2007年12月7日星期五

Document Imaging and Processing Typically Go Together

Document Image Processing can be for different purposes.

For example, the processing might be nothing more than cleaning up the document. Typical documents often contain punch holes, black borders, undesired lines, and so on. There are document-cleaning tools that can remove these from the document images after they are scanned. Document cleaning software can also allow users to specify what to do about such elements in scanned images.

Other kinds of cleaning up include:
  • Straightening askew images
  • Removing borders that exceed given noise-tolerance specifications
  • Smoothing nicks and bumps distorting scanned text characters
  • Converting white text on black to black text on white


These and other cleaning tools can be automated by specifying minimum and/or maximum sizes of the elements to be removed.

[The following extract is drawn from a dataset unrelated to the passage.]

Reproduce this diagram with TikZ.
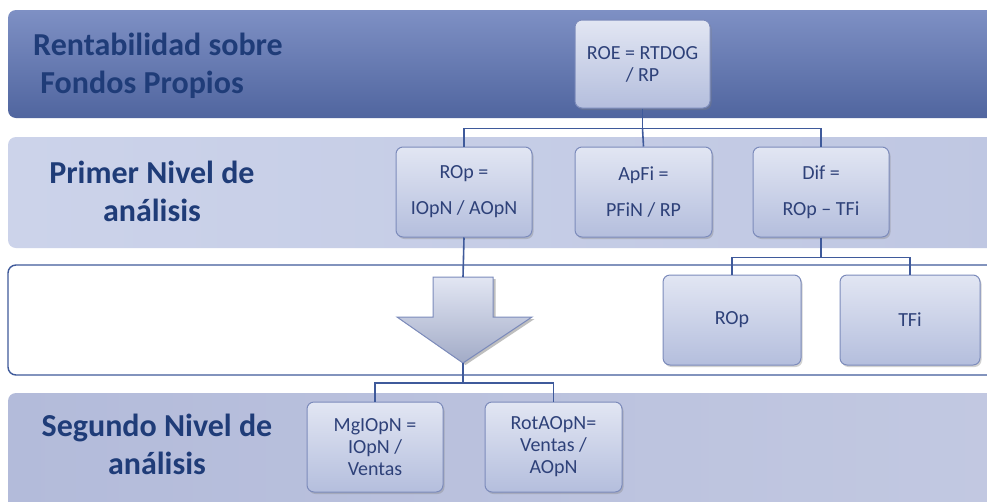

Major Image Processing Tasks

In the case of text documents, document imaging produces images that humans can read, but machines can't. For making these documents searchable by using the typed words, the text characters on the images need to be converted into a machine-readable format.

This conversion is done using technologies such as OCR (Optical Character Recognition) and ICR (Intelligent Character Recognition). Even hand-printed characters can be recognized to some extent by these technologies.

This kind of conversion is also needed for the purpose of making the document images editable.

Once the images of text documents have been made machine-readable, the next, typical document imaging process is to index them. Indexing makes the documents searchable. Full-text indexing makes them searchable by any word in the document.

Full-text indexing takes up lots of storage space and an alternative is to index by tags and meta descriptions. Tags are words that typify the document's content. Descriptions give short summaries of the content.

The processing of the document images can go even further. Based on programmed specifications, the documents can be categorized and stored in appropriate repositories.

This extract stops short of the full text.